2 - Sou dos que acreditam na identidade como base para o sucesso duma equipa mas não como um valor absoluto. Ou seja, há sempre uma margem de relatividade em relação ao valor que se possui em paralelo ao do adversário. Nesse espaço, entra o plano das nuances estratégicas que, sem adulterar totalmente o jogo da equipa, dá-lhe armas táticas diferentes para defrontar as invulgares (pela potência e diferença das que costuma encontrar) que terá perante si. Sem essa margem de manobra, uma equipa do nível do Sporting não tem, pura e simplesmente, hipótese de confrontar este Manchester City. É um terrível choque com a realidade (crua e absoluta).
Amorim teve consciência (no princípio e no fim) de tudo isto. Não vejo, por isso, apesar do abraço final dos adeptos, como que querendo esconder aos jogadores o que se passara, qualquer vantagem nisto para o crescimento competitivo da equipa. Nem para o seu jogo, nem, sobretudo, para aprender a dentro dele saber jogar outros que os adversários exijam.

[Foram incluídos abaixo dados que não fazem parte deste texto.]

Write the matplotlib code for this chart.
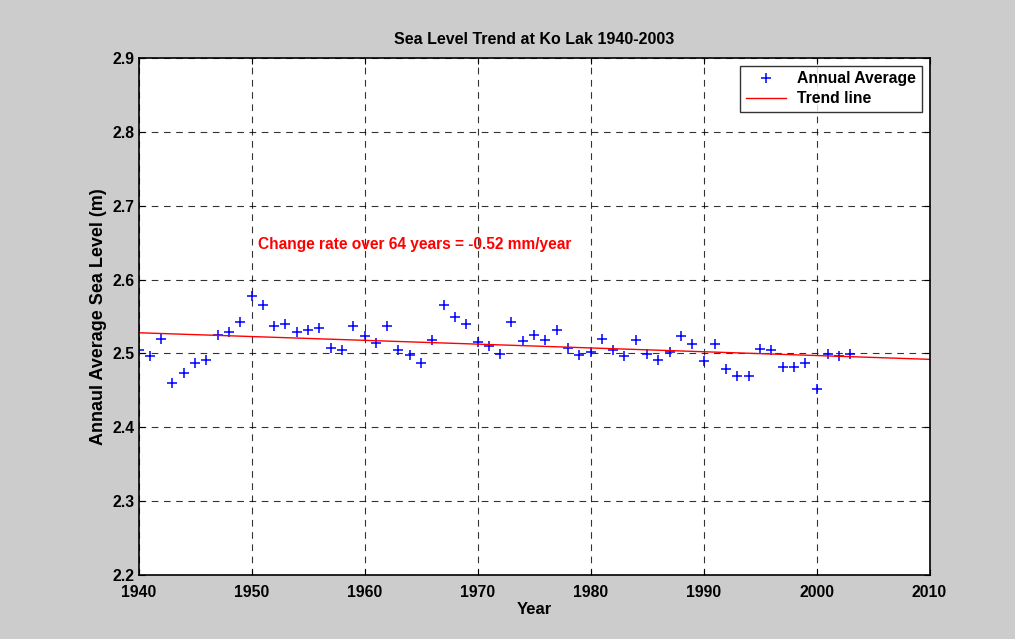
import matplotlib
matplotlib.use('Agg')
import matplotlib.pyplot as plt

plt.rcParams['font.family'] = ['Liberation Sans', 'DejaVu Sans']
plt.rcParams['font.weight'] = 'bold'

# annual average sea level
years = list(range(1940, 2004))
sea_level = [2.505, 2.497, 2.520, 2.460, 2.473, 2.487, 2.491, 2.525, 2.529, 2.543,
             2.578, 2.565, 2.537, 2.540, 2.529, 2.532, 2.534, 2.507, 2.504, 2.537,
             2.524, 2.514, 2.537, 2.505, 2.498, 2.487, 2.518, 2.566, 2.549, 2.540,
             2.516, 2.510, 2.499, 2.543, 2.517, 2.525, 2.518, 2.532, 2.508, 2.498,
             2.502, 2.520, 2.505, 2.497, 2.518, 2.499, 2.491, 2.502, 2.524, 2.513,
             2.490, 2.513, 2.479, 2.469, 2.470, 2.506, 2.505, 2.482, 2.482, 2.487,
             2.452, 2.499, 2.496, 2.499]

trend_years = [1940, 2010]
trend_values = [2.528, 2.492]

xticks = [1940, 1950, 1960, 1970, 1980, 1990, 2000, 2010]
yticks = [2.2, 2.3, 2.4, 2.5, 2.6, 2.7, 2.8, 2.9]

fig = plt.figure(figsize=(10.15, 6.39), dpi=100, facecolor='#cccccc')
ax = fig.add_axes([0.1365, 0.1002, 0.7793, 0.809])

ax.plot(years, sea_level, '+', color='blue', markersize=7, markeredgewidth=1.1,
        label='Annual Average')
ax.plot(trend_years, trend_values, '-', color='red', linewidth=1, label='Trend line')

ax.set_xlim(1940, 2010)
ax.set_ylim(2.2, 2.9)
ax.set_xticks(xticks)
ax.set_yticks(yticks)
ax.set_xticklabels([str(t) for t in xticks], fontsize=11.3, fontweight='bold')
ax.set_yticklabels(['%.1f' % t for t in yticks], fontsize=11.3, fontweight='bold')
ax.tick_params(direction='in', top=True, right=True, length=4)
ax.tick_params(axis='x', pad=7.5)
ax.tick_params(axis='y', pad=3)
ax.grid(True, color='black', linestyle=(0, (6, 5)), linewidth=0.8, alpha=0.8)

for s in ax.spines.values():
    s.set_linewidth(1.2)

ax.set_title('Sea Level Trend at Ko Lak 1940-2003', fontsize=11.5, fontweight='bold', pad=10)
ax.set_xlabel('Year', fontsize=12, fontweight='bold', labelpad=1)
ax.set_ylabel('Annaul Average Sea Level (m)', fontsize=13, fontweight='bold', labelpad=4)

ax.text(1950.6, 2.647, 'Change rate over 64 years = -0.52 mm/year', color='red',
        fontsize=11.2, fontweight='bold', va='center', ha='left')

leg = ax.legend(loc='upper right', fontsize=11.3, frameon=True, fancybox=False,
                edgecolor='black', borderaxespad=0.5, handlelength=2.6,
                handletextpad=0.7, borderpad=0.35, labelspacing=0.3)
leg.get_frame().set_linewidth(1)
for t in leg.get_texts():
    t.set_fontweight('bold')

fig.savefig('out.png', dpi=100, facecolor=fig.get_facecolor())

3 - Este é, aliás, um plano competitivo que, noutra dimensão, também se coloca para o próprio City. Nota-se quando quer ir como que para além da sua identidade sem olhar à do adversário com armadilhas montadas. A forma como perdeu a final da Champions contra o Chelsea de Tuchel, mexendo nas bases de segurança do seu sistema para criar uma imprevisibilidade ofensiva, deu, então, um espaço tático decisivo à estratégia do adversário.
A vantagem, seja onde for, estará sempre em ser em campo a equipa mais segura daquilo que está a fazer.
Abusem da imaginação
Courtois, o pássaro gigante belga em forma de guarda-redes, disse que o estudara antes. Vira os que falhara e como marcara, com êxito, os últimos. O mais provável seria, então, a pulga seguir o trilho do sucesso recente do que voltar ao do erro. Apostou nisso e Messi bateu como ele imaginava. Voou rente à relva e defendeu-lhe o penálti. Uma defesa que antes dessa estirada já começara muito antes na sua cabeça, no remate imaginado tantas vezes.

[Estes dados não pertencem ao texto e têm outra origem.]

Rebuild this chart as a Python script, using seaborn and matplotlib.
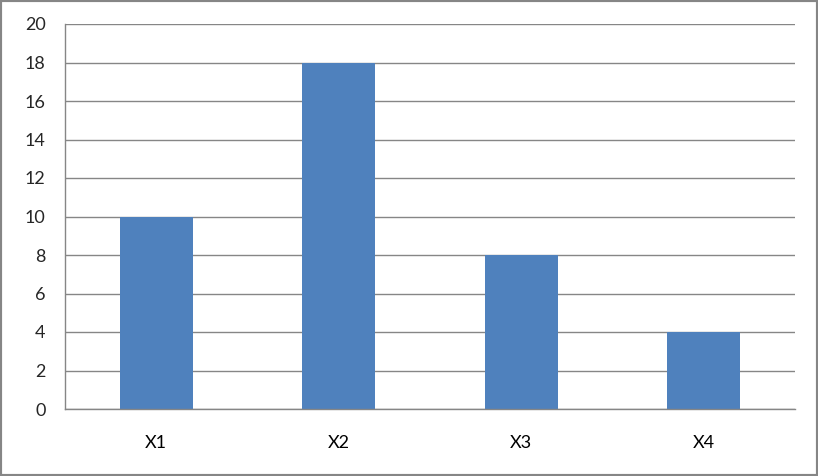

Já não poderia fazer nada quando viu a tempestade de finta rápida e curta de Mbappé a surgir à sua frente e, com remate feiticeiro, meter-lhe a bola por entre as pernas. Isso já era a ironia do futebol trocista. Para coisas assim não existia forma de se preparar. Nada daquilo vem nos manuais ou pode ser decalcado de movimentos vistos nos últimos jogos. É o jogador e o génio sem mais nada pelo meio.
Mais do que pelas táticas (ou até as equipas no coletivo) este faraónico PSG-Real Madrid valeu pelos duelos entre os jogadores. A prova de como o jogo, quando liberto, é só deles. Nesse momento, os treinadores apenas pintam quadros.
Agora, falta o segundo jogo. Com mais espaço, talvez, para diabruras. Mesmo metendo-lhe todas as amarras possíveis, nem este futebol atual resiste aos que abusam da imaginação.